Tonight I went to a skills night hosted by GGRD, making tonight the fourth time I've been on my skates since moving last May. My legs were shaking, my back was aching, my bad ankle is in full mutiny, and I may have pulled a hip flexor during an ill-fated plow stop. Still, I had a blast. I'm not sure there's a more eloquent way to put that, especially since I'm really, really tired. But it was amazing. The skaters hosting us were fun and super helpful. At first I was a little concerned because I felt like every two minutes someone was correcting my form or giving me pointers - their tips were great and I was definitely being sloppy, but I started getting paranoid that I just completely sucked until Ginger Snap commented that the attention I was receiving was a good thing. Whew! Needless to say I still feel very intimidated by the prospect of playing for Gotham, and I feel really self-conscious about the shape I'm in (or not in, rather). I guess my muscles still halfway remember what to do, though, which is encouraging. After two hours of drills I couldn't really make it up off the floor without a struggle, but I still wanted to keep skating. I can't wait for tryouts in a month.

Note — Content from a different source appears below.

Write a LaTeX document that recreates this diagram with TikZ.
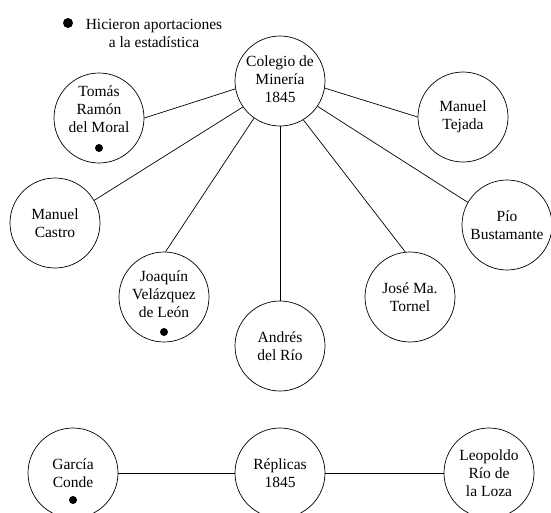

For the past.. oh, six months or so, I've started to not like my reflection so much. When I look at myself in the mirror, I see exhaustion and stress. Dark circles, eye wrinkles, paleness, tension, stress-induced breakouts. Maybe part of that is I'm just getting a little bit older, even though my students still think I'm 20. Regardless, when I got home tonight I stepped into the bathroom for a shower, and while I was waiting for the water to heat up I glanced in the mirror. I didn't see tiredness for once, or stress. I just saw happy.
Oh, derby. Where have you been my whole life?